You know what I hope to do find some ways to give back through skating and through music you know trying to do benefits, trying to figure out ways through what I do and what I love to do, to hopefully actually give back in a tangible way.
I’m fortunate to have had this life that I’ve led. It’s been incredible.
To be honest a lot of times, I look at it outside of myself,
as though it was someone else’s life. Because it was quite some time ago, the
heyday of it, and the things that I had the opportunity to do and that were
going on in that time. And to continue on and to have people that actually you
know care about what I do and are, a lot of people are emotionally impacted and
inspired by it in positive ways is like, wow. You know then you start to
realize like oh, I guess I have a reason why I’m here because that’s another
aspect. What’s the bigger picture, why am I even here?
And so that’s the one that I go to so often. The big picture. You know when you have children.. I mean that’s the bigger picture right? That’s part of it. You’re like well any, all that other stuff doesn’t even matter. If my child is healthy and happy and safe. Woo hoo! I’m fucking winning. Excuse the language.
Dacher Keltner: Well Tommy Guerrero, I wanted to thank you for being on The Science of Happiness. It’s always a treat to see, you know people who have had these completely
original lives and done things in the world, what kind of practice they choose. And I think it’s safe to say that you know the young kids are skating today got
a lot of perspective from your life and people listening to your music got a lot of perspective from your life. And so thanks being on our show. We really appreciate it.
Tommy Guerrero: Yeah of course. Thanks for having me.
Like Tommy Guerrero, we’ve all experienced times in our life
when we ruminate, worry, about the problem and difficulties and stresses that we’re
facing and it’s as if we just can’t get it out of our head. Ethan Kross, who’s
at the University of Michigan, has done a series of studies finding that the perspective
you take upon yourself, how you refer to yourself, the particular way you think
about yourself can help you frame your problems in more peaceful and abstract
What we did in the key experiments involved inducing stress
in various ways.
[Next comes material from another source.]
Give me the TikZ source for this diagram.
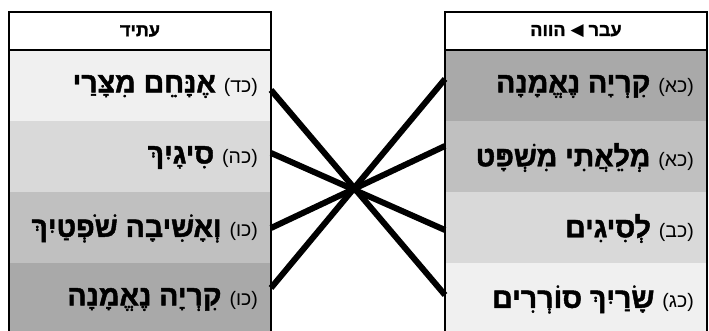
\documentclass[tikz,border=0pt]{standalone}
\usepackage{fontspec}
\setmainfont{Liberation Sans}
\newfontfamily\hebfont[Script=Hebrew,BoldFeatures={FakeBold=1.6}]{Liberation Sans}
\newfontfamily\symfont{DejaVu Sans}
\TeXXeTstate=1
\definecolor{cA}{HTML}{F0F0F0}
\definecolor{cB}{HTML}{D9D9D9}
\definecolor{cC}{HTML}{C0C0C0}
\definecolor{cD}{HTML}{A9A9A9}
\newcommand{\lbl}[1]{{\mdseries\fontsize{19.5}{21}\selectfont #1}}
\begin{document}
\begin{tikzpicture}[x=1pt,y=-1pt,
  rowbox/.style={draw=none,minimum width=262pt,minimum height=71pt,inner sep=0pt,outer sep=0pt},
  headbox/.style={draw=none,fill=white,minimum width=262pt,minimum height=38pt,inner sep=0pt,outer sep=0pt,
    font=\hebfont\bfseries\fontsize{18}{20}\selectfont},
  rowtext/.style={anchor=east,inner sep=0pt,font=\hebfont\bfseries\fontsize{28.5}{31}\selectfont},
  link/.style={line width=6pt,black},
  frame/.style={line width=2.5pt,black},
  sep/.style={line width=2pt,black}]
\useasboundingbox (0,0) rectangle (709,331);
\clip (0,0) rectangle (709,331);
% left box
\node[headbox] (LH) at (140,31) {\beginR עתיד\endR};
\node[rowbox,fill=cA] (L1) at (140,85.5) {};
\node[rowbox,fill=cB] (L2) at (140,156.5) {};
\node[rowbox,fill=cC] (L3) at (140,227.5) {};
\node[rowbox,fill=cD] (L4) at (140,298.5) {};
% right box
\node[headbox] (RH) at (576,31) {\beginR עבר\ \raisebox{0.5pt}{\symfont\mdseries\fontsize{17}{18}\selectfont ◀}\ הווה\endR};
\node[rowbox,fill=cD] (R1) at (576,85.5) {};
\node[rowbox,fill=cC] (R2) at (576,156.5) {};
\node[rowbox,fill=cB] (R3) at (576,227.5) {};
\node[rowbox,fill=cA] (R4) at (576,298.5) {};
% texts
\node[rowtext] (L1t) at ([xshift=-13pt,yshift=-1pt]L1.east) {\beginR\lbl{(כד)} אֶנָּחֵם מִצָּרַי\endR};
\node[rowtext] (L2t) at ([xshift=-13pt,yshift=-1pt]L2.east) {\beginR\lbl{(כה)} סִיגָיִךְ\endR};
\node[rowtext] (L3t) at ([xshift=-13pt,yshift=-1pt]L3.east) {\beginR\lbl{(כו)} וְאָשִׁיבָה שֹׁפְטַיִךְ\endR};
\node[rowtext] (L4t) at ([xshift=-13pt,yshift=-1pt]L4.east) {\beginR\lbl{(כו)} קִרְיָה נֶאֱמָנָה\endR};
\node[rowtext] (R1t) at ([xshift=-13pt,yshift=-1pt]R1.east) {\beginR\lbl{(כא)} קִרְיָה נֶאֱמָנָה\endR};
\node[rowtext] (R2t) at ([xshift=-13pt,yshift=-1pt]R2.east) {\beginR\lbl{(כא)} מְלֵאֲתִי מִשְׁפָּט\endR};
\node[rowtext] (R3t) at ([xshift=-13pt,yshift=-1pt]R3.east) {\beginR\lbl{(כב)} לְסִיגִים\endR};
\node[rowtext] (R4t) at ([xshift=-13pt,yshift=-1pt]R4.east) {\beginR\lbl{(כג)} שָׂרַיִךְ סוֹרְרִים\endR};
% links
\draw[link] ([yshift=-4.5pt]L1.east) -- ([yshift=3.5pt]R4.west);
\draw[link] ([yshift=3.5pt]L2.east) -- ([yshift=-2.5pt]R3.west);
\draw[link] ([yshift=-0.5pt]L3.east) -- ([yshift=10.5pt]R2.west);
\draw[link] ([yshift=10.5pt]L4.east) -- ([yshift=6.5pt]R1.west);
% frames
\draw[frame] (LH.north west) rectangle (L4.south east);
\draw[sep] (LH.south west) -- (LH.south east);
\draw[frame] (RH.north west) rectangle (R4.south east);
\draw[sep] (RH.south west) -- (RH.south east);
\end{tikzpicture}
\end{document}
We told participants that they’d have to give a speech on why
they’re ideally qualified to land their dream job and didn’t give them any
really any time to practice. We had half
of the participants reflect on the anxious thoughts streaming through their
head in the first person, using first person singular pronouns — I me, my, what
am I thinking what are my feelings like. And the other condition We told people
to use their name and other non first-person pronouns to reflect on what was
going through their head – what we call distance
self- talk. And then we looked at what effect that those different sets of instructions
had on participants’ performance and how they felt.
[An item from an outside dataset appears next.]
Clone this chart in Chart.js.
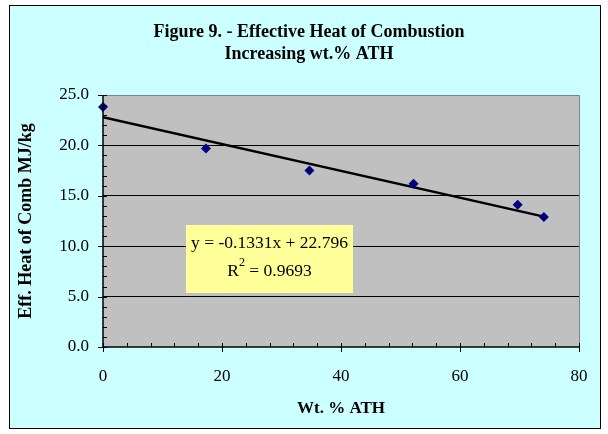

And across studies we found that using distance self-talk led people to experience less anxiety and also perform better under these stressful contexts and also in terms of physiological responses. Lower cardiovascular activity and things of that sort.
What we’re learning is that psychological distance is one element that can be useful in allowing people to focus on those negative experiences more effectively without getting really stuck and caught up in those ruminative thoughts spirals.
When kids start learning how to control themselves they actually talk to themselves out loud like a parent might do coaching and critiquing themselves along.
But over time those conversations go silent they go internal. This very primitive way that we enter the world regulating ourselves can emerge later on in life and serve an adaptive function later on as well.
One of the benefits of reducing the intensity of the emotion surrounding some of these negative experiences and gaining a broader perspective is that it can help you not feel overwhelmed by the intense negative emotions that often accompany very important situations in our lives. And turning down the thermostat a tiny bit not turning it off. Not feeling nothing but reducing the anxiety reducing the sadness a little bit I think can be remarkably useful for helping people feel better and perform better.